Somfy hopes to capitalize on Israel’s craving for tech and its local market’s unique demands
The global smart home industry is expecting explosive growth in the next five years, with the industry hitting a valuation of some $121.73 billion by 2022 according to Markets and Markets. Demand can revolve around just about any appliance or room in the house: heating, ventilation, and air conditioning (HVAC); light switches, temperature control, home health monitoring, and the connected kitchen are just some of those examples.
Lost in the scramble to answer demand is the realization that some markets have particular, even peculiar, specification requests of manufacturers. One of those markets will be able to answer demand in a way that will leave its industry players prepared to tackle other challenges.
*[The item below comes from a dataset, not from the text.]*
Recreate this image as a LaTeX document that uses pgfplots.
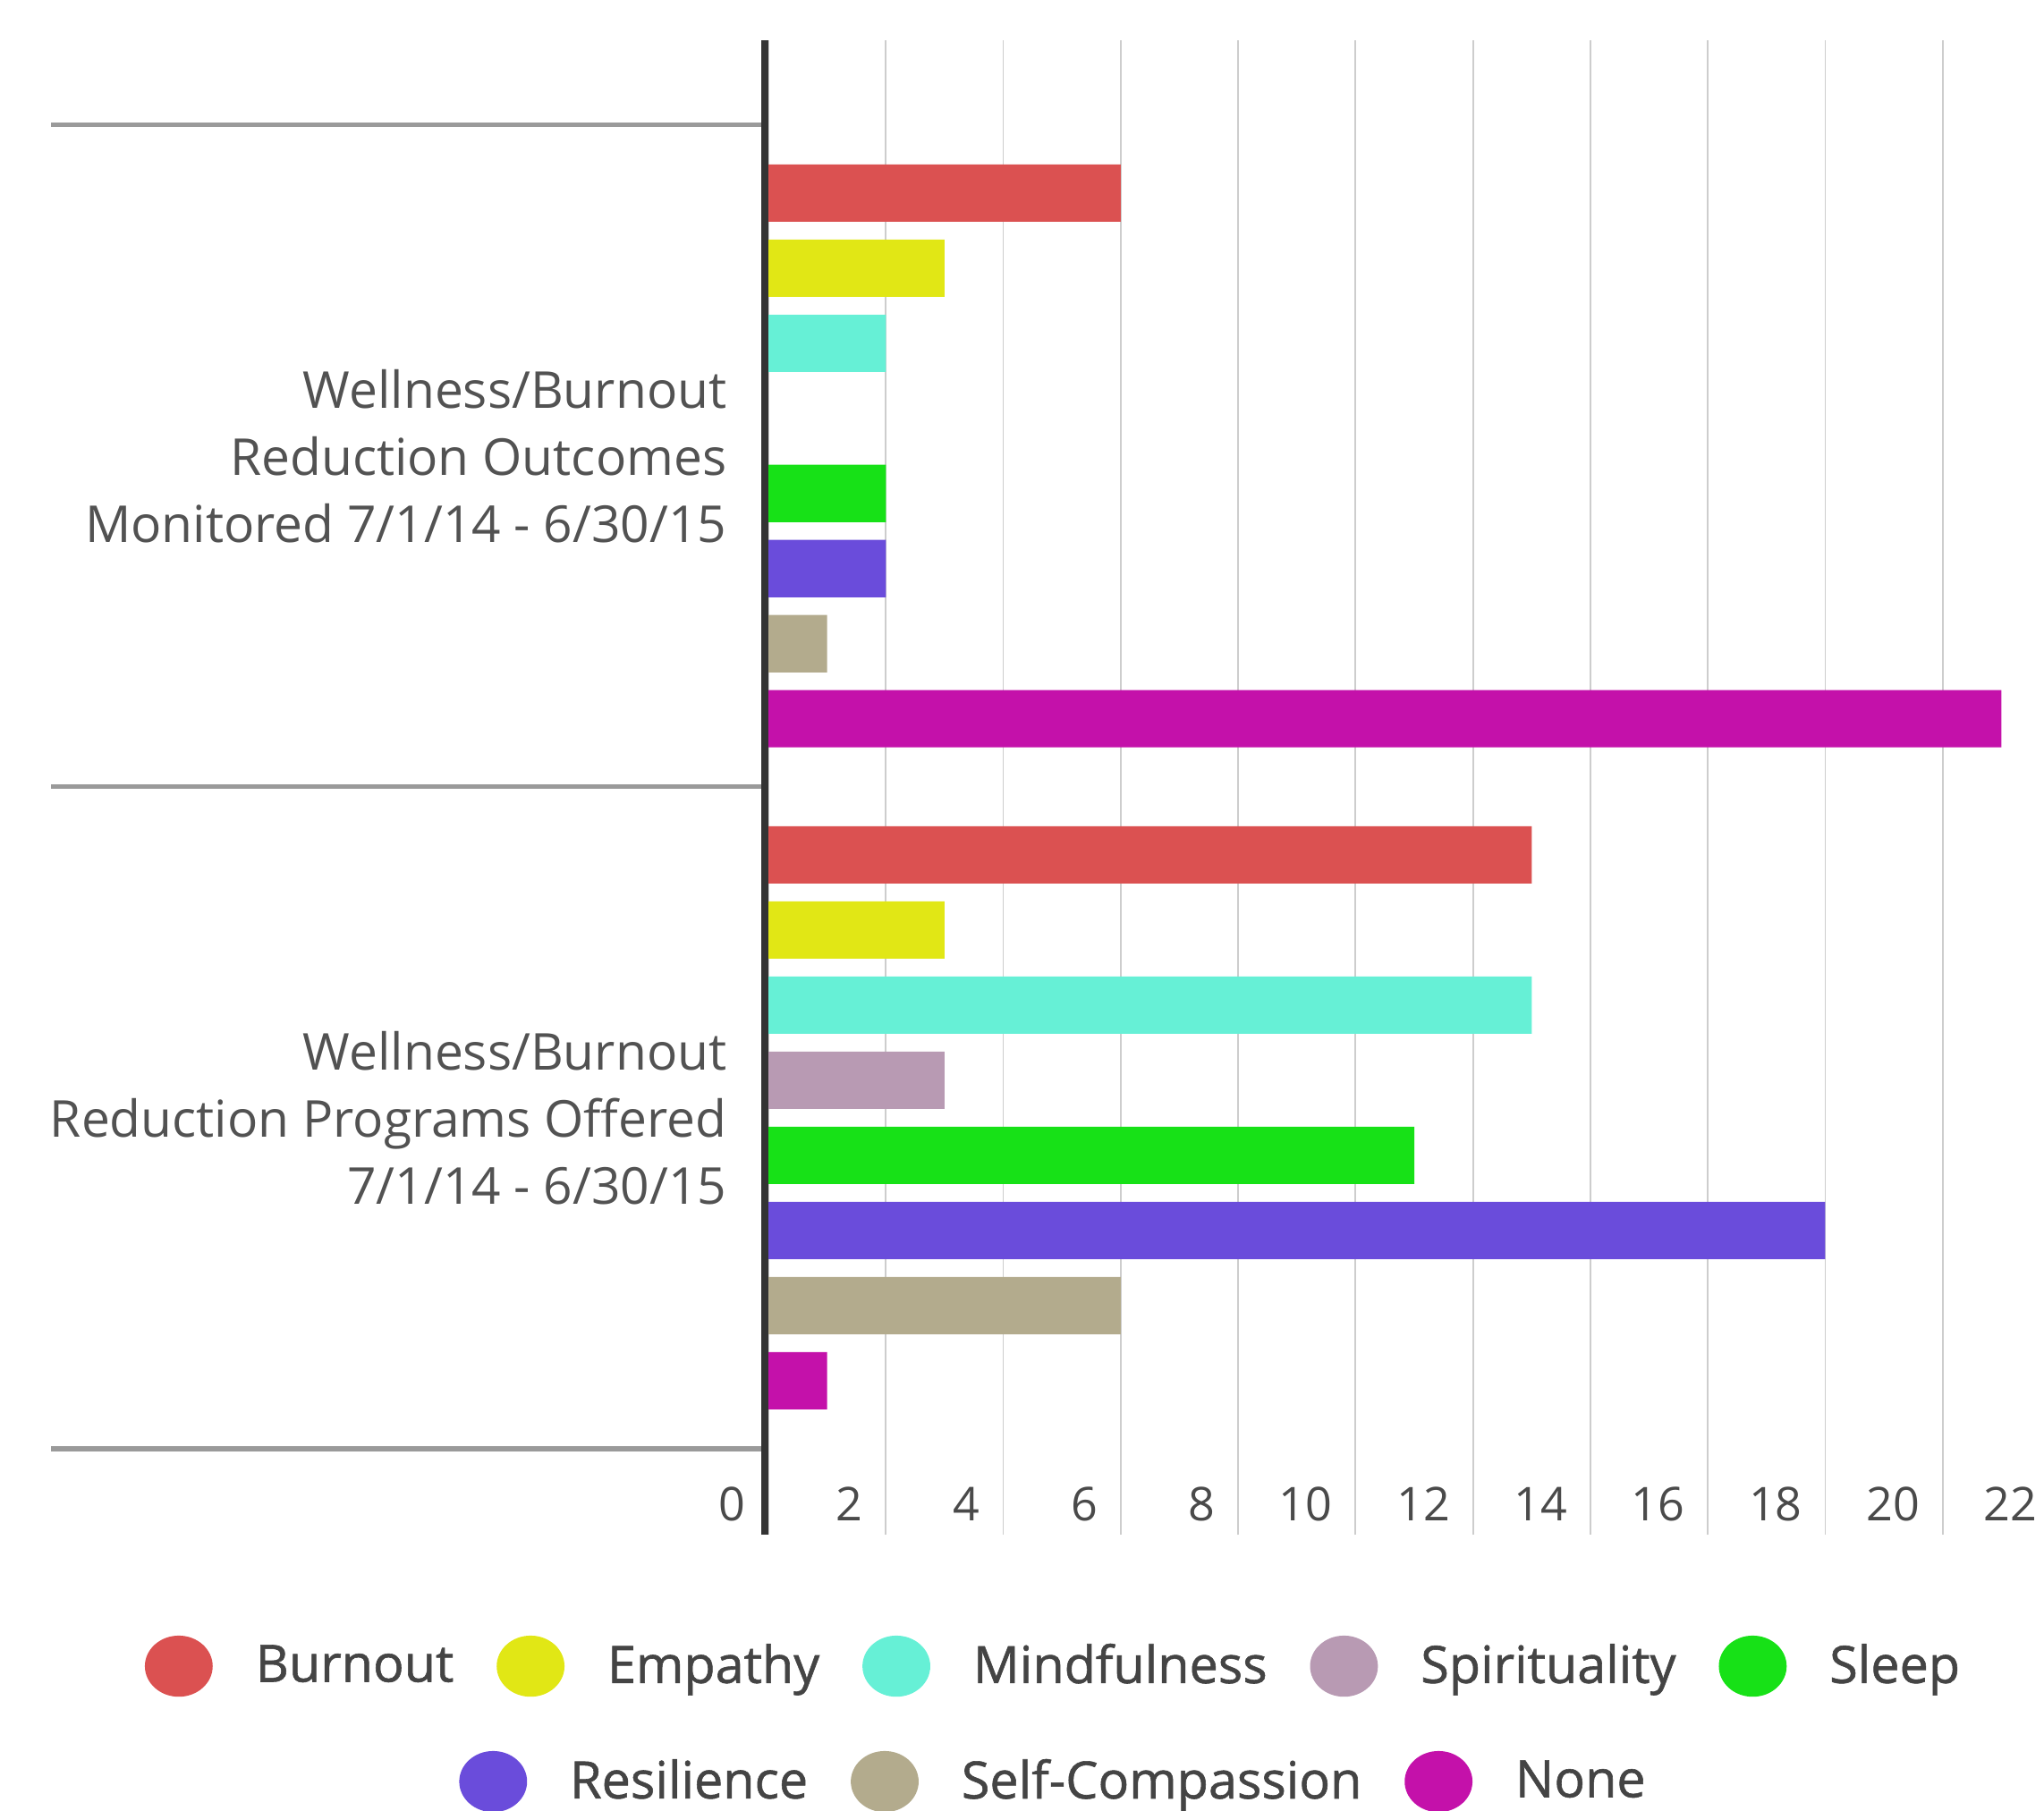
\documentclass[border=0pt]{standalone}
\usepackage{fontspec}
\setmainfont{Open Sans}
\newfontfamily\legfont{Open Sans}[FakeBold=1.0]
\usepackage{pgfplots}
\pgfplotsset{compat=1.18}

\definecolor{cBurnout}{HTML}{DB5151}
\definecolor{cEmpathy}{HTML}{E1E715}
\definecolor{cMindful}{HTML}{66F0D6}
\definecolor{cSpirit}{HTML}{B89AB3}
\definecolor{cSleep}{HTML}{17E117}
\definecolor{cResil}{HTML}{6A4CDB}
\definecolor{cSelf}{HTML}{B3AB8D}
\definecolor{cNone}{HTML}{C411AA}
\definecolor{labelgray}{HTML}{525252}
\definecolor{tickgray}{HTML}{4A4A4A}
\definecolor{legtext}{HTML}{444444}
\definecolor{gridgray}{HTML}{CDCDCD}
\definecolor{sepgray}{HTML}{9A9A9A}
\definecolor{axisdark}{HTML}{333333}

\pgfplotsset{
  dotlegend/.style={
    legend image code/.code={\fill[##1] (9.1pt,0pt) ellipse (9.1pt and 8.2pt);},
  },
  legrow/.style={
    draw=none, fill=none, anchor=center,
    font=\legfont\fontsize{13.8}{16}\selectfont, text=legtext,
    column sep=11.5pt, nodes={inner sep=0pt},
  },
}

\begin{document}
\begin{tikzpicture}
\begin{axis}[
  scale only axis,
  width=346.56pt, height=401.04pt,
  xbar,
  bar width=0.0865,
  enlargelimits=false,
  xmin=0, xmax=22,
  ymin=-0.630, ymax=1.628,
  xtick={0,2,...,22},
  ytick={0,1},
  yticklabels={{Wellness/Burnout\\Reduction Programs Offered\\7/1/14 - 6/30/15},
               {Wellness/Burnout\\Reduction Outcomes\\Monitored 7/1/14 - 6/30/15}},
  yticklabel style={align=right, anchor=east, inner sep=0pt, xshift=-11pt,
    font=\fontsize{13.65}{18}\selectfont, text=labelgray},
  xticklabel style={anchor=base east, inner sep=0pt, xshift=-6pt, yshift=3.8pt,
    font=\fontsize{12.5}{14}\selectfont, text=tickgray},
  /pgf/number format/assume math mode=true,
  major tick length=0pt,
  xmajorgrids,
  grid style={gridgray, line width=0.45pt},
  axis line style={draw=none},
  clip=false,
  dotlegend,
  legend columns=5,
  legend style={legrow, at={(0.2199,-0.088)}},
]
\addplot[fill=cBurnout, draw=none, bar shift=0.39725] coordinates {(6,1) (13,0)};
\addplot[fill=cEmpathy, draw=none, bar shift=0.28375] coordinates {(3,1) (3,0)};
\addplot[fill=cMindful, draw=none, bar shift=0.17025] coordinates {(2,1) (13,0)};
\addplot[fill=cSpirit,  draw=none, bar shift=0.05675] coordinates {(0,1) (3,0)};
\addplot[fill=cSleep,   draw=none, bar shift=-0.05675] coordinates {(2,1) (11,0)};
\addplot[fill=cResil,   draw=none, bar shift=-0.17025] coordinates {(2,1) (18,0)};
\addplot[fill=cSelf,    draw=none, bar shift=-0.28375] coordinates {(1,1) (6,0)};
\addplot[fill=cNone,    draw=none, bar shift=-0.39725] coordinates {(21,1) (1,0)};
\legend{Burnout,Empathy,Mindfulness,Spirituality,Sleep}

% category separators
\draw[sepgray, line width=1.3pt] (axis cs:0,-0.5) -- ++(-192.5pt,0pt);
\draw[sepgray, line width=1.3pt] (axis cs:0,0.5) -- ++(-192.5pt,0pt);
\draw[sepgray, line width=1.3pt] (axis cs:0,1.5) -- ++(-192.5pt,0pt);
% left axis line
\draw[axisdark, line width=1.9pt] ([xshift=-0.95pt]rel axis cs:0,0) -- ([xshift=-0.95pt]rel axis cs:0,1);
\end{axis}

% second legend row
\begin{axis}[
  scale only axis,
  width=346.56pt, height=401.04pt,
  hide axis,
  xmin=0, xmax=1, ymin=0, ymax=1,
  dotlegend,
  legend columns=3,
  legend style={legrow, at={(0.2199,-0.1652)}},
]
\addlegendimage{fill=cResil, draw=none}
\addlegendentry{Resilience}
\addlegendimage{fill=cSelf, draw=none}
\addlegendentry{Self-Compassion}
\addlegendimage{fill=cNone, draw=none}
\addlegendentry{None}
\end{axis}

\pgfresetboundingbox
\useasboundingbox (-206.16pt,-73.92pt) rectangle (342.24pt,411.84pt);
\end{tikzpicture}
\end{document}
Israel is home to one of the world’s most innovative economies, as anyone who follows the global startup scene knows. It is also home to a large population of Orthodox Jews, whose observance of the Sabbath creates an unusual situation that few groups around the world can relate to. As an extension of rules against kindling fires on the Sabbath, Orthodox Jews largely avoid using electricity and appliances during the 24-hour period. This is where pre-set hot plates, light timers, and other automation devices can come in handy.
Based in France, Somfy employs over 8,000 people globally and has a turnover of €100 billion a year. Somfy has over a million customers in Israel, representing the highest ratio of customers to general population of any market where Somfy and its franchises do business (about one out of every eight Israelis). They have 50,000 units on the market right now managing over 500,000 individual products. Now, they are renewing their push of the TaHoma smart home network management system in the Israeli market.
Besides blinds, shades, and curtains, they also broach the entertainment side by selling old-school-style motorized projection screens. Outdoors, they sell rolling shutters, exterior screens, awnings, and pergolas.
“In Israel you don’t really buy DIY installs,” Issac Muchtar, General Manager at Somfy Israel tells Geektime. But beyond installation of hardware behind electrical outlets and light switches, the system is largely self-administered with no team operating your alarms behind the scenes. There’s some online support, YouTube videos to help with initial configuration, and that’s it. “Our philosophy is to minimize the dependency of the end-users on us.”
Currently the system can support up to 50 devices with plans to expand in the future. They are currently developing a transmitter that learns the protocol of any air-conditioning system. At the moment they have three tiered packages that vary in terms of security integrated into the package: one covering all your smart home products, another tier that adds a camera security network, then another level that includes alarms and motion sensors with batteries that can last for years.
“Monitoring the house with cameras is becoming more popular,” he tells Geektime. “An additional part is security, which comes in two levels: basic TaHoma, [where] you add an element that includes a siren and SIM cards which can be connected to different sensors like motion sensors. Most of the time it’s targeted to apartments, but houses might have more sophisticated features.”
They mainly focus on lighting and blinds, but are setting up their technology to later adapt to the APIs of larger smart home IoT management networks like Google Home or Amazon Echo. That expansion also means accommodating demand for better control over other appliances: ovens and refrigerators probably being at the top of the list.
That expansion will also get easier with the recent announcement that Google Home will open its API to developers in due time. That could make it easier for companies like Somfy to get in on Google’s dominance of the smart home market (notwithstanding Amazon’s efforts) rather than compete with it.
“We don’t have direct access to the internal wiring of the refrigerator unless you have a very smart electrician,” says Muchtar. Where this might become interesting for religious customers is the ability to preset the lights in fridges to go off prior to the Sabbath beginning (so opening a door doesn’t incidentally turn lights on) or presetting ovens or stove tops to turn on at a low mode to heat pre-cooked food. The current lack of those options hasn’t dampened business in Israel, though. “So far, for religious people are interested in blinds.”
They plan to work with the Zomet Institute (pronounced ‘tzomet’), a religious organization that accommodates modern technologies with the restrictions the Sabbath and holidays might impose on Orthodox Jews, as they further customize their connections with other appliances and new additions to their connected home network. That might include a new gas timer for holiday cooking, or a stair lift for the disabled to go up and down flights on the Sabbath or a holiday.
In the meantime, they include a special setting that takes these needs into account. The start and end times for the Sabbath vary throughout the year as the sun sets later or earlier. The same goes for wake-up time as sunrise changes.
“We say the major demand for this product comes from religious people because they would like their shutters to open and close at a certain time.”
It automatically can incorporate the shifting times of the Jewish Sabbath, skipping a cumbersome selection process in favor of a setting that turns devices on and off, for example, two hours after sunrise or lights on within an hour of sunset as it starts to get dark. That setting can remain in place all year, agnostic to the time itself. And of course, the software is privy to clock changes during the seasons.